I'm not talking about customers. I mean technicians that are helping customers.

And that's the problem we run into when we let mysticism guide us through troubleshooting technology. You explore a false premise and ignore the clues that lead you to the facts.

Nothing is wrong with pretending your PC has a personality. I felt sort of nostalgic recently when I had to decommission a few servers that got me through thick and thin. I sorta missed 'em for a few days. It was like saying bye-bye to a neighborhood friend that was moving away for good.

But, I know that I couldn't gently pat the server on the side of the chassis and magically make it work correctly again after it malfunctioned. I can't hold a CD or DVD in one hand while laying my other hand on the server to form some sort of mind meld that mystically uploads the software.

That just doesn't work in IT.

I wish I could lay hands on a server and manage it.

Remotely.

From home.

In bed while asleep.

Now, that would be the shiznits!

Man, if that sort of thing could really happen, I might reconsider the existence of God!

Or maybe the Force.

Friday, August 13, 2010

Planetarium

My local Jesusland planetarium sucks.

People who don't wanna be told that Earth is four billion years old will not support a planetarium that tells you so.

As a result, our local planetarium is shoddy, run down, and antiquated.

Many areas in Jesusland are poor. When money is scarce, my local government thinks four times over before spending money on science or education.

That's why I live in one of the poorest, least educated provinces of Jesusland.

I have some family here. I enjoy my job quite a bit. But this atmosphere bothers me sometimes. I may need to migrate from here one of these days.

If I do ever move, maybe I'll base my relocation upon the quality of the city planetarium.

Sunday, June 6, 2010

Enough Is Enough

Well . . .

Lately, I've grown tired of writing about a god that I don't believe exists.

Why spend so much time talking about something or someone that I don't believe is really there?

I find that I really don't concern myself with god so much any more. Rather, my concern is more so with the actions of Fundamentalists that think I'm a fool for not worshiping him. Or the foolish actions of Fundamentalists that make news headlines.

But this sort of talk is preaching to the choir.

I'll still post things here, but probably not nearly as much as I used to-- which really wasn't all the frequent anyhow.

I'm just tired of writing about this topic. So unless something juicy comes up (which I'm sure it will from time to time), I won't post here much any more.

However . . .

While I've grown tired of writing about religion and non-religion, I have not grown tired of writing or blogging in general.

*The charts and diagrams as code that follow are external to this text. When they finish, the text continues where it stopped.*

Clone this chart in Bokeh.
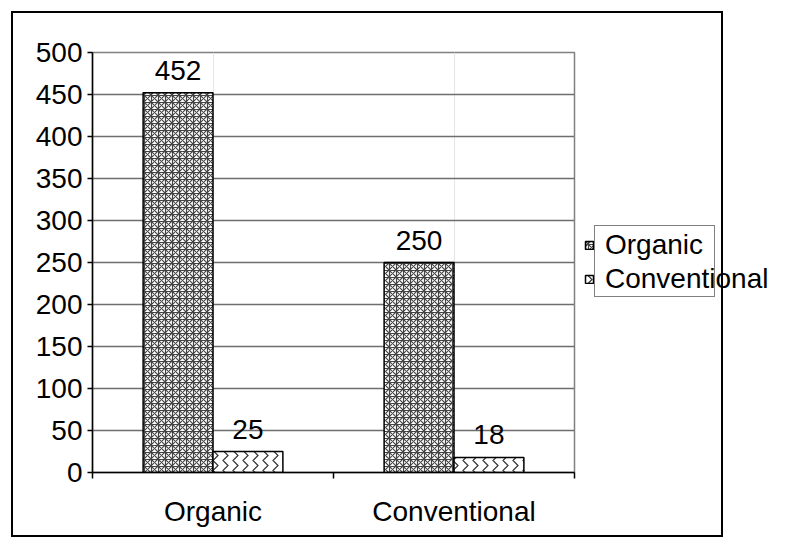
from bokeh.plotting import figure
from bokeh.models import (ColumnDataSource, FactorRange, Range1d, LinearAxis,
                          FixedTicker, Legend, LegendItem, LabelSet, Grid, InlineStyleSheet)
from bokeh.core.properties import value
from bokeh.transform import dodge
from bokeh.embed import file_html
from bokeh.resources import INLINE

categories = ["Organic", "Conventional"]
series_names = ["Organic", "Conventional"]
organic_values = [452, 250]
conventional_values = [25, 18]
y_ticks = [0, 50, 100, 150, 200, 250, 300, 350, 400, 450, 500]

FONT = "Liberation Sans"
FS = "28px"

src = ColumnDataSource(data=dict(
    cat=categories,
    s1=organic_values,
    s2=conventional_values,
    s1_txt=[str(v) for v in organic_values],
    s2_txt=[str(v) for v in conventional_values],
))

p = figure(frame_width=482, frame_height=420,
           x_range=FactorRange(*categories, range_padding=0),
           y_range=Range1d(0, 500),
           output_backend="svg", toolbar_location=None,
           x_axis_location=None, y_axis_location=None,
           min_border_left=92, min_border_right=229,
           min_border_top=52, min_border_bottom=72)
p.background_fill_color = "white"
p.border_fill_color = "white"
p.outline_line_color = "#808080"
p.outline_line_width = 1.5

# grid
grid = Grid(dimension=1, ticker=FixedTicker(ticks=y_ticks),
            grid_line_color="#6e6e6e", grid_line_width=1.5)
p.add_layout(grid, "center")

# y axis
yaxis = LinearAxis(ticker=FixedTicker(ticks=y_ticks, minor_ticks=[]))
yaxis.axis_line_color = "black"
yaxis.axis_line_width = 1.5
yaxis.major_tick_line_color = "black"
yaxis.major_tick_line_width = 1.5
yaxis.major_tick_out = 5
yaxis.major_tick_in = 0
yaxis.minor_tick_line_color = None
yaxis.major_label_standoff = 5
yaxis.major_label_text_font = FONT
yaxis.major_label_text_font_size = FS
yaxis.major_label_text_color = "black"
p.add_layout(yaxis, "left")

# x axis: category names at category centres, tick marks at category edges
# (synthetic coordinates of the factor range: category i spans i .. i+1)
centres = [i + 0.5 for i in range(len(categories))]
edges = list(range(len(categories) + 1))
xaxis = LinearAxis(ticker=FixedTicker(ticks=centres, minor_ticks=edges))
xaxis.major_label_overrides = {c: name for c, name in zip(centres, categories)}
xaxis.axis_line_color = "black"
xaxis.axis_line_width = 1.5
xaxis.major_tick_line_color = None
xaxis.major_tick_out = 0
xaxis.major_tick_in = 0
xaxis.minor_tick_line_color = "black"
xaxis.minor_tick_line_width = 1.5
xaxis.minor_tick_out = 6
xaxis.minor_tick_in = 0
xaxis.major_label_standoff = 17
xaxis.major_label_text_font = FONT
xaxis.major_label_text_font_size = FS
xaxis.major_label_text_color = "black"
p.add_layout(xaxis, "below")

# bars
r1 = p.vbar(x=dodge("cat", -0.145, range=p.x_range), top="s1", width=0.29, source=src,
            fill_color="white", line_color="black", line_width=1.5,
            hatch_pattern="criss_cross", hatch_color="#444444", hatch_scale=7, hatch_weight=1.2)
r2 = p.vbar(x=dodge("cat", 0.145, range=p.x_range), top="s2", width=0.29, source=src,
            fill_color="white", line_color="black", line_width=1.5,
            hatch_pattern="vertical_wave", hatch_color="#333333", hatch_scale=10, hatch_weight=1.2)

# data labels
for col, txt, off in (("s1", "s1_txt", -0.145), ("s2", "s2_txt", 0.145)):
    lbl = LabelSet(x=dodge("cat", off, range=p.x_range), y=col, text=txt, source=src,
                   y_offset=13, text_align="center", text_baseline="bottom",
                   text_font=value(FONT), text_font_size=value(FS), text_color="black")
    p.add_layout(lbl)

# legend
legend = Legend(items=[LegendItem(label=series_names[0], renderers=[r1]),
                       LegendItem(label=series_names[1], renderers=[r2])],
                location="left", orientation="vertical")
legend.border_line_color = None
legend.background_fill_alpha = 0
legend.label_text_font = FONT
legend.label_text_font_size = FS
legend.label_text_color = "black"
legend.glyph_width = 10
legend.glyph_height = 10
legend.label_standoff = 11
legend.spacing = 2
legend.padding = 30
legend.margin = 10
p.add_layout(legend, "right")

# chart-area border and the (too narrow) legend box, as in the original;
# the page is clipped to the 803 px window
p.styles = {"position": "relative"}
p.stylesheets = [InlineStyleSheet(css="""
:host { max-width: 803px !important; overflow: hidden !important; }
:host::before {
  content: ""; position: absolute; z-index: 20; pointer-events: none;
  left: 594px; top: 225px; width: 121px; height: 72px;
  border: 1.5px solid #808080; box-sizing: border-box;
}
:host::after {
  content: ""; position: absolute; z-index: 21; pointer-events: none;
  left: 11px; top: 11px; width: 712px; height: 526px;
  border: 2px solid #000; box-sizing: border-box;
}
""")]

open("out.html", "w").write(file_html(p, INLINE))
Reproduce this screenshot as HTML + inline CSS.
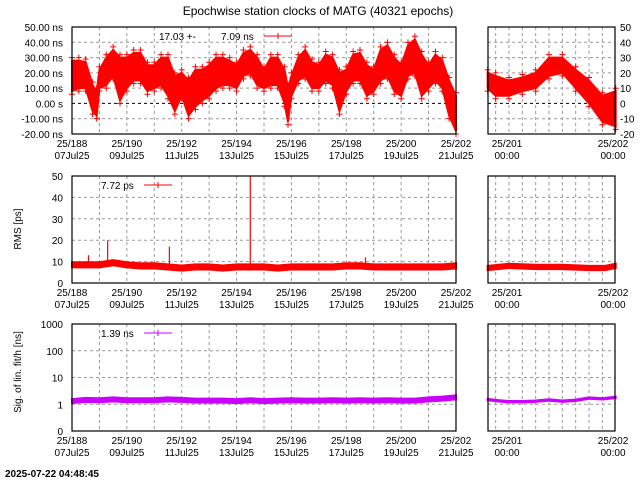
<!DOCTYPE html>
<html><head><meta charset="utf-8"><style>
body{margin:0;background:#fff;}
svg{display:block;font-family:"Liberation Sans",sans-serif;font-size:10px;}
</style></head><body>
<svg id="c" width="640" height="480" viewBox="0 0 640 480">
<text x="318" y="15" text-anchor="middle" font-size="12">Epochwise  station clocks of MATG (40321 epochs)</text>
<text x="5" y="477" font-weight="bold" font-size="10">2025-07-22 04:48:45</text>
<text transform="translate(21,229) rotate(-90)" text-anchor="middle">RMS [ps]</text>
<text transform="translate(21,372) rotate(-90)" text-anchor="middle">Sig. of lin. fit/h [ns]</text>
<text x="159" y="40">17.03 +-</text>
<text x="221" y="40">7.09 ns</text>
<text x="101" y="189">7.72 ps</text>
<text x="101" y="337">1.39 ns</text>
</svg>
<script>
// ---- data ----
const clkDays=[188,188.25,188.5,188.75,188.9,189,189.25,189.5,189.75,190,190.25,190.5,190.75,191,191.25,191.5,191.75,192,192.25,192.5,192.75,193,193.25,193.5,193.75,194,194.25,194.5,194.75,195,195.25,195.5,195.75,195.875,196,196.25,196.5,196.75,197,197.25,197.5,197.75,198,198.25,198.5,198.75,199,199.25,199.5,199.75,200,200.25,200.5,200.75,201,201.25,201.5,201.75,202];
const clkHigh=[28,28,27,12,8,22,30,35,30,30,33,33,25,25,30,30,18,20,15,22,22,25,30,30,28,25,33,35,30,22,30,30,22,10,18,30,35,27,25,32,30,20,22,32,33,25,22,35,38,30,25,38,42,32,25,32,28,15,5];
const clkLow=[8,10,10,-5,-8,10,12,18,2,10,15,15,8,10,12,5,-5,5,-8,-2,2,5,10,12,12,10,18,20,12,10,12,12,0,-12,5,15,18,10,10,15,12,-5,8,15,15,5,8,15,18,8,5,18,20,5,10,15,10,-8,-18];
const zDays=[200.8,200.875,201,201.125,201.25,201.375,201.5,201.625,201.75,201.875,202];
const zHigh=[20,18,15,17,20,30,30,22,15,5,8];
const zLow=[10,5,5,8,10,18,20,10,0,-12,-15];
const rmsDays=[188,188.5,189,189.5,190,190.5,191,191.5,192,192.5,193,193.5,194,194.5,195,195.5,196,196.5,197,197.5,198,198.5,199,199.5,200,200.5,201,201.5,202];
const rmsVals=[8.5,8.5,8.5,9.5,8.5,8,8,7.5,7,7.5,7.5,7,7.5,7.5,7.5,7,7.5,7.5,7.5,7.5,8,8,7.5,7.5,7.5,7.5,7.5,7.5,8];
const rmsSpikeDays=[188.6,189.3,191.55,194.5,198.7];
const rmsSpikeVals=[13,20,17,50,12];
const rzDays=[200.8,201,201.25,201.5,201.75,201.9,202];
const rzVals=[7,8,7.5,7.5,7,7,8];
const sigDays=[188,188.5,189,189.5,190,190.5,191,191.5,192,192.5,193,193.5,194,194.5,195,195.5,196,196.5,197,197.5,198,198.5,199,199.5,200,200.5,201,201.5,202];
const sigVals=[1.3,1.45,1.4,1.5,1.4,1.4,1.4,1.5,1.45,1.35,1.35,1.35,1.3,1.4,1.3,1.35,1.4,1.35,1.35,1.4,1.35,1.4,1.35,1.4,1.35,1.35,1.5,1.6,1.8];
const szDays=[200.8,200.9,201,201.125,201.25,201.375,201.5,201.625,201.75,201.875,202];
const szVals=[1.5,1.35,1.25,1.25,1.3,1.45,1.3,1.4,1.7,1.6,1.8];
const mainTicks=[188,190,192,194,196,198,200,202];
const mainDates=["07Jul25","09Jul25","11Jul25","13Jul25","15Jul25","17Jul25","19Jul25","21Jul25"];
const clkTicks=[50,40,30,20,10,0,-10,-20];
const clkTickLabels=["50.00 ns","40.00 ns","30.00 ns","20.00 ns","10.00 ns","0.00  s","-10.00 ns","-20.00 ns"];
const rmsTicks=[0,10,20,30,40,50];
const sigTicks=[0.1,1,10,100,1000];
const sigTickLabels=["0","1","10","100","1000"];
// ---- scales ----
const S='http://www.w3.org/2000/svg',svg=document.getElementById('c');
const xM=d=>72+(d-188)*384/14, xR=d=>509+(d-201)*106.7;
const yT=v=>27+(50-v)*107/70, yMd=v=>176+(50-v)*107/50;
const yB=v=>431-(Math.log10(v)+1)*26.75;
function el(t,a,p){const e=document.createElementNS(S,t);for(const k in a)e.setAttribute(k,a[k]);(p||svg).appendChild(e);return e;}
function panel(name){
 const g=el('g',{});
 
 
 return g;}
function grid(g,x0,x1,y0,y1,xs,ys){
 xs.forEach(x=>{const l=el('line',{x1:x,x2:x,y1:y0,y2:y1,stroke:'#999','stroke-dasharray':'3,3','stroke-width':1},g);});
 ys.forEach(y=>{const l=el('line',{x1:x0,x2:x1,y1:y,y2:y,stroke:'#999','stroke-dasharray':'3,3','stroke-width':1},g);});}
function frame(g,x0,x1,y0,y1){const r=el('rect',{x:x0,y:y0,width:x1-x0,height:y1-y0,fill:'none',stroke:'#000','stroke-width':1.2},g);}
function txt(g,x,y,s,anc,name){const t=el('text',{x:x,y:y,'text-anchor':anc||'middle'},g);t.textContent=s;return t;}
function band(g,days,hi,lo,xf,yf,col,name,mk){
 let pts=days.map((d,i)=>xf(d)+','+yf(hi[i])).concat(days.map((d,i)=>xf(d)+','+yf(lo[i])).reverse());
 const p=el('polygon',{points:pts.join(' '),fill:col,stroke:col,'stroke-width':2},g);
 
 if(!mk)return;
 days.forEach((d,i)=>{[yf(hi[i])-3,yf(lo[i])+3].forEach(y=>{const x=xf(d);const m=el('path',{d:`M${x-3},${y}h6M${x},${y-3}v6`,stroke:col,'stroke-width':1},g);});});}
function xlabels(g,yb){mainTicks.forEach((d,i)=>{txt(g,xM(d),yb+13,'25/'+d,'middle','x-tick-label');txt(g,xM(d),yb+25,mainDates[i],'middle','x-date-label');});}
function rlabels(g,yb){txt(g,507,yb+13,'25/201','middle','x-tick-label');txt(g,507,yb+25,'00:00','middle','x-time-label');txt(g,613,yb+13,'25/202','middle','x-tick-label');txt(g,613,yb+25,'00:00','middle','x-time-label');}
const dayXs=[];for(let d=189;d<202;d++)dayXs.push(xM(d));
const rXs=[];for(let k=-1;k<=7;k++)rXs.push(xR(201+k*0.125));
// ---- top ----
let g=panel('clock-panel');
grid(g,72,456,27,134,dayXs,clkTicks.filter(v=>v!==0&&v!==50&&v!==-20).map(yT));
el('line',{x1:72,x2:456,y1:yT(0),y2:yT(0),stroke:'#000','stroke-dasharray':'3,3'},g);
band(g,clkDays,clkHigh,clkLow,xM,yT,'#f00','clock-series',true);
frame(g,72,456,27,134);
clkTicks.forEach((v,i)=>txt(g,63,yT(v)+4,clkTickLabels[i],'end','y-tick-label'));
xlabels(g,134);
let lg=el('path',{d:'M264,36h28M278,33v6',stroke:'#f00','stroke-width':1});
g=panel('clock-zoom-panel');
grid(g,488,615,27,134,rXs,clkTicks.filter(v=>v!==0&&v!==50&&v!==-20).map(yT));
el('line',{x1:488,x2:615,y1:yT(0),y2:yT(0),stroke:'#000','stroke-dasharray':'3,3'},g);
band(g,zDays,zHigh,zLow,xR,yT,'#f00','clock-zoom-series',true);
frame(g,488,615,27,134);
clkTicks.forEach(v=>txt(g,620,yT(v)+4,String(v),'start','y-tick-label-right'));
rlabels(g,134);
// ---- middle ----
g=panel('rms-panel');
grid(g,72,456,176,283,dayXs,[10,20,30,40].map(yMd));
band(g,rmsDays,rmsVals.map(v=>v+1.2),rmsVals.map(v=>v-1.2),xM,yMd,'#f00','rms-series',false);
rmsSpikeDays.forEach((d,i)=>{const l=el('line',{x1:xM(d),x2:xM(d),y1:yMd(rmsSpikeVals[i]),y2:yMd(8),stroke:'#f00','stroke-width':1.2},g);});
frame(g,72,456,176,283);
rmsTicks.forEach(v=>txt(g,63,yMd(v)+4,String(v),'end','y-tick-label'));
xlabels(g,283);
lg=el('path',{d:'M144,185h28M158,182v6',stroke:'#f00','stroke-width':1});
g=panel('rms-zoom-panel');
grid(g,488,615,176,283,rXs,[10,20,30,40].map(yMd));
band(g,rzDays,rzVals.map(v=>v+1),rzVals.map(v=>v-1),xR,yMd,'#f00','rms-zoom-series',false);
frame(g,488,615,176,283);
rlabels(g,283);
// ---- bottom ----
g=panel('sig-panel');
grid(g,72,456,324,431,dayXs,[1,10,100].map(yB));
band(g,sigDays,sigVals.map(v=>v*1.2),sigVals.map(v=>v*0.85),xM,yB,'#c0f','sig-series',false);
frame(g,72,456,324,431);
sigTicks.forEach((v,i)=>txt(g,63,yB(v)+4,sigTickLabels[i],'end','y-tick-label'));
xlabels(g,431);
lg=el('path',{d:'M144,333h28M158,330v6',stroke:'#c0f','stroke-width':1});
g=panel('sig-zoom-panel');
grid(g,488,615,324,431,rXs,[1,10,100].map(yB));
band(g,szDays,szVals.map(v=>v*1.06),szVals.map(v=>v*0.94),xR,yB,'#c0f','sig-zoom-series',false);
frame(g,488,615,324,431);
rlabels(g,431);
</script>
</body></html>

I've started a new blog spot called Uruk's Black Box.

There, I'll talk about all the other things that are on my mind when I'm trying to forget that I live in Jesusland.

Feel free to stop by if you wish. But audience or not, I gotta have an outlet and my new blog spot is (mostly) where that outlet will be.

Friday, April 30, 2010

Close to Home

Constance McMillen is a teenager from Jesusland, USA. She gained the help of the American Civil Liberties Union to file a law suit that would allow her to bring her girlfriend to the school prom as her date.

As a parent, I can sympathize with the discomfort one may have about gay and lesbian couples together openly at your child's prom.

While I support the rights of homosexuals, I must admit feeling a little uneasy when I contemplate my children going to a prom where homosexuals may show public displays of affection.

But on the date that I'm posting this my kids are now five and eight years old.

I believe I feel a slight uneasiness mainly because I'm still thinking of them in these terms when I imagine them at their senior prom. I don't want them to be overly exposed to the public display of affection by heterosexuals and homosexuals alike.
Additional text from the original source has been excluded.